There are well acknowledged access control protocols for HTTP APIs, most popular methods are Basic and Digest Authentication, OAuth 2.0 and OpenID Connect. These access control protocols rely on a security token being passed from client to server with a REST call. Clients obtain a security token from a Security Token Service, or STS for short. OAuth 2.0 and OpenID Connect authorization server is an example of an STS. You should make sure that a proper and well acknowledged protocol is in-place in your HTTP API.

Furthermore, the session authentications must be based on some authentication/session tokens, that expire after some time and require re-authentication or generating a new token without expiring the session. This way if an end-user’s authentication token has been stolen by some malicious attacker, he/she cannot use it for a longer duration.

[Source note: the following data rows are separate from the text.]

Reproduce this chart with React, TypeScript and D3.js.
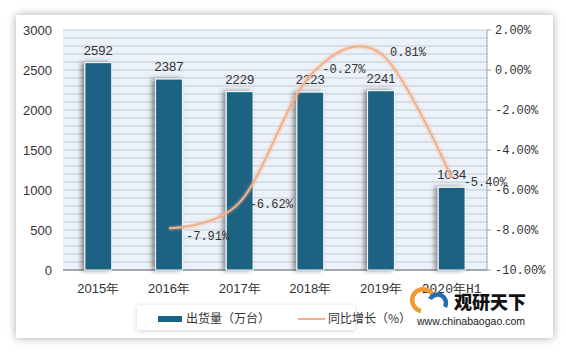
import React from "react";
import * as d3 from "d3";

const categories = ["2015年", "2016年", "2017年", "2018年", "2019年", "2020年H1"];
const shipments = [2592, 2387, 2229, 2223, 2241, 1034];
const growthCats = ["2016年", "2017年", "2018年", "2019年", "2020年H1"];
const growth = [-7.91, -6.62, -0.27, 0.81, -5.40];
const leftTicks = [0, 500, 1000, 1500, 2000, 2500, 3000];
const rightTicks = [-10, -8, -6, -4, -2, 0, 2];
const legendLabels = ["出货量（万台）", "同比增长（%）"];

const W = 566, H = 355;
const M = { left: 63, right: 487, top: 30, bottom: 270 };
const barColor = "#1a6283";
const lineColor = "#f5b08a";
const serif = "'Liberation Mono', 'DejaVu Sans Mono', monospace";
const sans = "'Liberation Sans', Arial, sans-serif";

export default function App() {
  const x = d3.scaleBand().domain(categories).range([M.left, M.right]).paddingInner(0.62).paddingOuter(0.31);
  const yL = d3.scaleLinear().domain([0, 3000]).range([M.bottom, M.top]);
  const yR = d3.scaleLinear().domain([-10, 2]).range([M.bottom, M.top]);
  const cx = (c: string) => (x(c) as number) + x.bandwidth() / 2;
  const minor = d3.range(0, 3001, 100);
  const pts: [number, number][] = growthCats.map((c, i) => [cx(c), yR(growth[i])]);
  const line = d3.line().curve(d3.curveCardinal.tension(0))(pts) as string;
  const labelOffsets = [
    [17, 12], [10, 6], [12, -2], [9, 2], [12, 8],
  ];
  return (
    <svg width={W} height={H} style={{ position: "absolute", left: 0, top: 0 }}>
      <defs>
        <filter id="cardShadow" x="-10%" y="-10%" width="120%" height="120%">
          <feDropShadow dx="0" dy="0" stdDeviation="4" floodColor="#000" floodOpacity="0.35" />
        </filter>
        <filter id="legShadow" x="-10%" y="-40%" width="120%" height="180%">
          <feDropShadow dx="0" dy="1" stdDeviation="2.5" floodColor="#000" floodOpacity="0.18" />
        </filter>
        <filter id="barShadow" x="-50%" y="-10%" width="200%" height="120%">
          <feDropShadow dx="-3" dy="0" stdDeviation="2.5" floodColor="#000" floodOpacity="0.45" />
        </filter>
        <filter id="glow" x="-10%" y="-10%" width="120%" height="120%">
          <feGaussianBlur stdDeviation="1.2" />
        </filter>
      </defs>
      <rect x={0} y={0} width={W} height={H} fill="#fff" />
      <rect x={16} y={15} width={537} height={323} fill="#fff" filter="url(#cardShadow)" />
      <rect x={M.left} y={M.top} width={M.right - M.left} height={M.bottom - M.top} fill="#ebf2f9" />
      {minor.map((v) => (
        <line key={v} x1={M.left} x2={M.right} y1={yL(v)} y2={yL(v)} stroke="#c5cbd1" strokeWidth={1} />
      ))}
      <line x1={M.left} x2={M.right} y1={M.bottom} y2={M.bottom} stroke="#8f9499" strokeWidth={1.5} />
      <line x1={M.right} x2={M.right} y1={M.top} y2={M.bottom} stroke="#a0a5aa" strokeWidth={1} />
      {rightTicks.map((t) => (
        <g key={t}>
          <line x1={M.right} x2={M.right + 4} y1={yR(t)} y2={yR(t)} stroke="#a0a5aa" />
          <text x={M.right + 8} y={yR(t) + 4} fontFamily={serif} fontSize={12} fill="#333">
            {t.toFixed(2) + "%"}
          </text>
        </g>
      ))}
      {leftTicks.map((t) => (
        <text key={t} x={52} y={yL(t) + 4.5} textAnchor="end" fontFamily={sans} fontSize={13} fill="#333">
          {t}
        </text>
      ))}
      {categories.map((c, i) => (
        <g key={c}>
          <rect x={x(c)} y={yL(shipments[i])} width={x.bandwidth()} height={M.bottom - yL(shipments[i])}
            fill={barColor} stroke="#fff" strokeWidth={1} filter="url(#barShadow)" />
          <text x={cx(c)} y={yL(shipments[i]) - 8} textAnchor="middle" fontFamily={sans} fontSize={13} fill="#333">
            {shipments[i]}
          </text>
          <text x={cx(c)} y={293} textAnchor="middle" fontFamily={c.includes("H") ? serif : sans} fontSize={13} fill="#333">
            {c}
          </text>
        </g>
      ))}
      <path d={line} fill="none" stroke={lineColor} strokeWidth={4} opacity={0.45} filter="url(#glow)" />
      <path d={line} fill="none" stroke={lineColor} strokeWidth={2} />
      {growthCats.map((c, i) => (
        <text key={c} x={cx(c) + labelOffsets[i][0]} y={yR(growth[i]) + labelOffsets[i][1]}
          fontFamily={serif} fontSize={12} fill="#333">
          {growth[i].toFixed(2) + "%"}
        </text>
      ))}
      <rect x={137} y={305} width={218} height={25} fill="#fff" filter="url(#legShadow)" />
      <rect x={158} y={316} width={24} height={6} fill={barColor} />
      <text x={186} y={323} fontFamily="'Noto Sans CJK SC', sans-serif" fontSize={12} fill="#333">{legendLabels[0]}</text>
      <line x1={298} x2={325} y1={319} y2={319} stroke={lineColor} strokeWidth={2} />
      <text x={328} y={323} fontFamily="'Noto Sans CJK SC', sans-serif" fontSize={12} fill="#333">{legendLabels[1]}</text>
      <g>
        <path d="M 421 311 a 11 11 0 1 1 13 -13" fill="none" stroke="#f29a2e" strokeWidth={4.5} />
        <path d="M 430 299 a 8 8 0 1 1 15 8" fill="none" stroke="#1f6fb2" strokeWidth={4.5} />
        <text x={454} y={309} fontFamily="'Noto Sans CJK SC', sans-serif" fontWeight={900} fontSize={18} fill="#111">观研天下</text>
        <text x={417} y={325} fontFamily={sans} fontSize={10.5} fill="#222">www.chinabaogao.com</text>
      </g>
    </svg>
  );
}
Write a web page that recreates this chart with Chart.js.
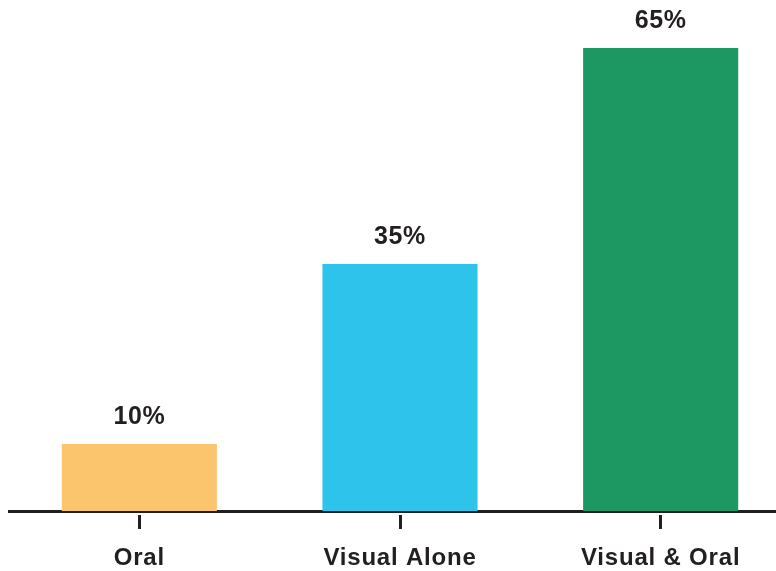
<!DOCTYPE html>
<html>
<head>
<meta charset="utf-8">
<script src="https://cdn.jsdelivr.net/npm/chart.js@4"></script>
<style>
  html, body { margin: 0; padding: 0; background: #fff; overflow: hidden; }
  #wrap { position: absolute; left: 0; top: 0; width: 791px; height: 571px; }
</style>
</head>
<body>
<div id="wrap"><canvas id="c"></canvas></div>
<script>
const categories = ["Oral", "Visual Alone", "Visual & Oral"];
const values = [10, 35, 65];
const barColors = ["#FBC56D", "#2EC3EB", "#1D9862"];

const TEXT = "#231f20";
const FONT = "'Liberation Sans', Arial, Helvetica, sans-serif";

const spacingPlugin = {
  id: 'spacing',
  beforeDraw(chart) { chart.ctx.letterSpacing = '0.8px'; }
};

const valueLabels = {
  id: 'valueLabels',
  afterDatasetsDraw(chart) {
    const ctx = chart.ctx;
    const meta = chart.getDatasetMeta(0);
    ctx.save();
    ctx.letterSpacing = '0.6px';
    ctx.font = "bold 25px " + FONT;
    ctx.fillStyle = TEXT;
    ctx.textAlign = 'center';
    ctx.textBaseline = 'alphabetic';
    meta.data.forEach((bar, i) => {
      ctx.fillText(values[i] + '%', bar.x, bar.y - 20);
    });
    ctx.restore();
  }
};

new Chart(document.getElementById('c'), {
  type: 'bar',
  data: {
    labels: categories,
    datasets: [{
      data: values,
      backgroundColor: barColors,
      borderWidth: 0,
      barPercentage: 0.595,
      categoryPercentage: 1
    }]
  },
  options: {
    responsive: true,
    maintainAspectRatio: false,
    animation: false,
    layout: { padding: { left: 9, right: 0, top: 0, bottom: 0 } },
    plugins: { legend: { display: false }, tooltip: { enabled: false } },
    scales: {
      x: {
        z: 1,
        offset: true,
        afterFit(scale) { scale.height = 60; },
        grid: {
          offset: false,
          drawOnChartArea: false,
          drawTicks: true,
          tickLength: 18,
          tickWidth: 3,
          tickColor: TEXT,
          tickBorderDash: [0, 2, 20, 100]
        },
        border: { display: true, width: 3, color: TEXT },
        ticks: {
          padding: 15,
          color: TEXT,
          font: { family: FONT, size: 24, weight: 'bold' },
          maxRotation: 0
        }
      },
      y: {
        display: false,
        min: 0.694,
        max: 71.67
      }
    }
  },
  plugins: [spacingPlugin, valueLabels]
});
</script>
</body>
</html>
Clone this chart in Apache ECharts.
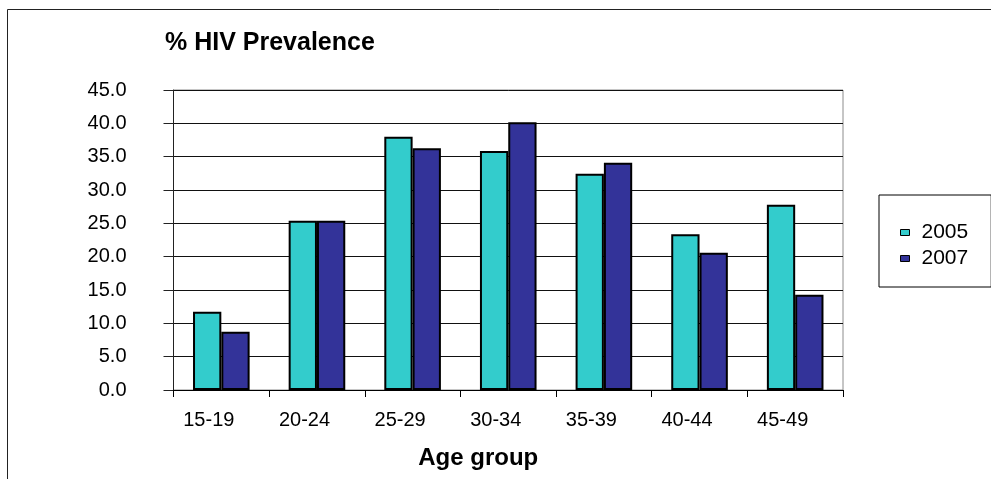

One thing that must be ensured is disabling the cross-origin requests, and allow only whitelisted domains if required. Also API rate limits should be implemented, this is to reduce massive API requests that cause denial of services and also to mitigate potential brute-force attacks or other misuses of services.

Further reading on this topic can be accessed on this OWASP’s “REST Security Cheat Sheet” article.

Scheduled Backups

Last but not the least, there is an old saying, “Backup! backup! Backup!”. This signifies how important is it to have properly scheduled backups of the production environment of your website. Not only this ensures a recovery plan for if you have a bad day and your website gets hacked, but it also ensures safeguarding and recovering from fatal errors, crashes and other fatal mishaps. So what you should do is to take a backup of the data you value in your website at-least twice a week, if not daily, and store the backup on a machine other than your hosting machine or the database machine.

That’s all for now, this was a basic checklist that you should at-least make sure that you have if you are planning to develop a secure website. I have tried to be concise but this field of web-security is so vast that it cannot be easily summarized in few pages, and separate articles can be written for each sub-topic.